- Artist: Steve Wooldridge
- Year: 1998
- Type: Stainless steel
- Dimensions: 4.0 m × 3.0 m × 0.61 m (13 ft × 10 ft × 2 ft)
- Location: Indianapolis, Indiana, United States; 39°46.339′N 86°10.277′W﻿ / ﻿39.772317°N 86.171283°W;
- Owner: Indiana University – Purdue University Indianapolis

= Zephyr (sculpture) =

Stainless steel artwork in Indianapolis

Zephyr is a public sculpture created by artist Steve Wooldridge in 1998. It is located southeast of the Indiana University-Purdue University Indianapolis (IUPUI) University Library and north of New York Street on IUPUI's campus. The overall dimensions of this stainless steel sculpture are 13 ft tall, 2 ft long, and 10 ft wide.

==Description==
Zephyr is composed of several different three-dimensional geometric shapes, all made of stainless steel. Its base is a rectangle that measures 3 ft tall and 2 ft wide. Next are two cylinders lying on their sides with a north–south orientation. They each have a diameter of 8.5 in and a length of 17 in. On top of the cylinders is a right triangle that measures 4 ft tall and 20 in on the shortest side. It lies at an angle so that the right angle rests between the two cylinders. A third cylinder rests on top of the triangle and it measures 6.5 in in diameter and 1.5 ft long. On top of this cylinder and the triangle is a large hoop with a diameter of approximately 7 ft. There is a 10 ft pole going through the hoop from the proper bottom right to the proper top left. It passes behind the hoop on the proper left and in front of the hoop on the proper right, where a semi-hollow cylinder with a diameter of 1 ft and a length of 10 in rests.

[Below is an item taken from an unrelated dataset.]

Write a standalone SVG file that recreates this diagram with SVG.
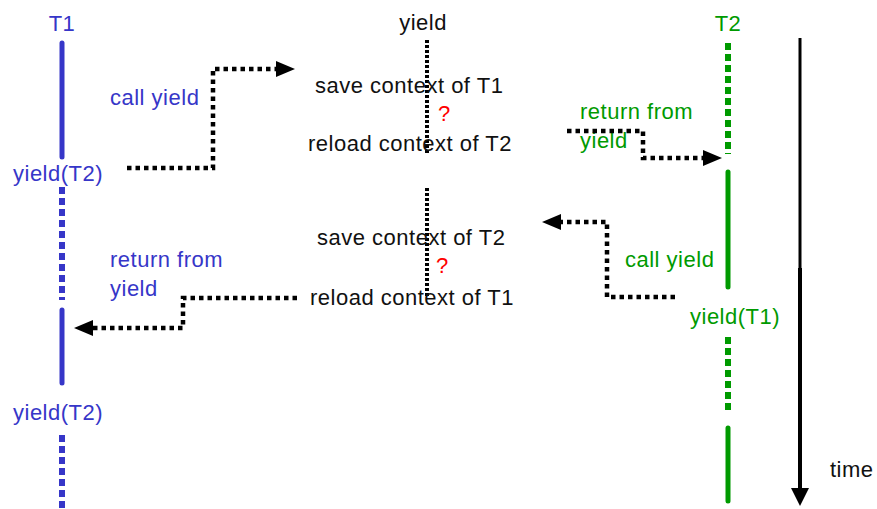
<svg xmlns="http://www.w3.org/2000/svg" width="877" height="509" viewBox="0 0 877 509">
  <style>
    text { font-family: "Liberation Sans", Arial, sans-serif; font-size: 22px; letter-spacing: 0.5px; }
    .blue { fill: #3636c8; }
    .green { fill: #009a00; }
    .black { fill: #111111; }
    .red { fill: #ff0000; }
    .t1solid { stroke: #3636c8; stroke-width: 5; stroke-linecap: round; fill: none; }
    .t1dots { stroke: #3636c8; stroke-width: 6; stroke-dasharray: 7 4; fill: none; }
    .t2solid { stroke: #009a00; stroke-width: 5; stroke-linecap: round; fill: none; }
    .t2dots { stroke: #009a00; stroke-width: 6; stroke-dasharray: 7 4; fill: none; }
    .flow { stroke: #000; stroke-width: 4.5; stroke-dasharray: 4.5 4; fill: none; }
    .yieldline { stroke: #000; stroke-width: 4; stroke-dasharray: 3 2; fill: none; }
  </style>
  <defs>
    <marker id="head" markerUnits="userSpaceOnUse" markerWidth="20" markerHeight="16" refX="0" refY="8" orient="auto">
      <path d="M0,0 L19,8 L0,16 z" fill="#000"/>
    </marker>
    <marker id="timehead" markerUnits="userSpaceOnUse" markerWidth="20" markerHeight="20" refX="0" refY="9" orient="auto">
      <path d="M0,0 L18,9 L0,18 z" fill="#000"/>
    </marker>
  </defs>

  <!-- thread T1 timeline -->
  <g id="thread-t1">
    <text class="blue" x="62" y="31" text-anchor="middle">T1</text>
    <line class="t1solid" x1="62" y1="43" x2="62" y2="157"/>
    <text class="blue" x="13" y="181">yield(T2)</text>
    <line class="t1dots" x1="62" y1="187" x2="62" y2="300"/>
    <line class="t1solid" x1="62" y1="310" x2="62" y2="383"/>
    <text class="blue" x="13" y="420">yield(T2)</text>
    <line class="t1dots" x1="62" y1="435" x2="62" y2="509"/>
  </g>

  <!-- thread T2 timeline -->
  <g id="thread-t2">
    <text class="green" x="728" y="31" text-anchor="middle">T2</text>
    <line class="t2dots" x1="728" y1="43" x2="728" y2="154"/>
    <line class="t2solid" x1="728" y1="172" x2="728" y2="287"/>
    <text class="green" x="690" y="324">yield(T1)</text>
    <line class="t2dots" x1="728" y1="337" x2="728" y2="413"/>
    <line class="t2solid" x1="728" y1="428" x2="728" y2="501"/>
  </g>

  <!-- yield routine column -->
  <g id="yield">
    <text class="black" x="423" y="30" text-anchor="middle">yield</text>
    <line class="yieldline" x1="427" y1="40" x2="427" y2="154"/>
    <line class="yieldline" x1="427" y1="188" x2="427" y2="297"/>
    <text class="black" x="315" y="93">save context of T1</text>
    <text class="red" x="438" y="121">?</text>
    <text class="black" x="308" y="151">reload context of T2</text>
    <text class="black" x="317" y="245">save context of T2</text>
    <text class="red" x="436" y="273">?</text>
    <text class="black" x="310" y="305">reload context of T1</text>
  </g>

  <!-- time axis -->
  <g id="time-axis">
    <line x1="800" y1="38" x2="800" y2="268" stroke="#000" stroke-width="3"/>
    <line x1="800" y1="268" x2="800" y2="488" stroke="#000" stroke-width="4" marker-end="url(#timehead)"/>
    <text class="black" x="830" y="477">time</text>
  </g>

  <!-- labels next to the transfer arrows -->
  <g id="labels">
    <text class="blue" x="110" y="105">call yield</text>
    <text class="green" x="580" y="119">return from</text>
    <text class="green" x="580" y="148">yield</text>
    <text class="green" x="625" y="267">call yield</text>
    <text class="blue" x="110" y="267">return from</text>
    <text class="blue" x="110" y="296">yield</text>
  </g>

  <!-- control transfer connectors -->
  <g id="connectors">
    <path class="flow" d="M127,168 H213 V69 H276" marker-end="url(#head)"/>
    <path class="flow" d="M567,131 H643 V158 H703" marker-end="url(#head)"/>
    <path class="flow" d="M675,297 H607 V222 H561" marker-end="url(#head)"/>
    <path class="flow" d="M297,298 H183 V328 H93" marker-end="url(#head)"/>
  </g>
</svg>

"Steve E. Wooldridge", "1998", and "Zephyr" are visible on the metal next to the proper right side of the base.

==Information ==
"Zephyr" means "west wind" and is also the name of a pioneer streamlined locomotive, dating to the 1930s. Each of the eight geometric shapes has a meaning. The rectangular base represents the core of education. The two side-by-side cylinders represent the wheels of progress while the triangle represents a mode of transportation designed for speed. The small cylinder that supports the hoop signifies fortitude and determination and the hoop itself stands for the circle of life. The long pole represents ambition and the hollow scroll stands for the scroll of knowledge. The artist dedicated the sculpture to today's youth.

===Acquisition===
The Indiana University Board of Trustees approved the decision to keep the Zephyr sculpture on the IUPUI campus permanently at their January 28, 2005, meeting. Prior to this it had been on loan to the university for two years.

==Artist==
Steve Wooldridge was born in Sheridan, Indiana. He attended the Dayton Art Institute where he studied three-dimensional design and sculpture. He graduated from the Herron School of Art in 1963 with a degree in sculpture. His preferred styles are abstract, assemblage, and minimalism. Wooldridge is known for his site specific sculpture for indoors and outdoors, and he is a member of the Artist Blacksmith's Association of North America. Fifty-two of his massive blacksmithing pieces were featured in the exhibit "Forged Art! The Art of Blacksmithing" at the Wells County Creative Art Center in Bluffton, Indiana in late 2007. Another of Wooldridge's sculptures, Spirit Keeper, is also located on the IUPUI campus.

==Documentation==
A Museum Studies course at IUPUI recently undertook the project of researching and reporting on the condition of 40 outdoor sculptures on the university campus. Zephyr was included in this movement. This documentation was influenced by the successful Save Outdoor Sculpture! 1989 campaign organized by Heritage Preservation: The National Institute of Conservation partnered with the Smithsonian Institution, specifically the Smithsonian American Art Museum. Throughout the 1990s, over 7,000 volunteers nationwide have cataloged and assessed the condition of over 30,000 publicly accessible statues, monuments, and sculptures installed as outdoor public art across the United States.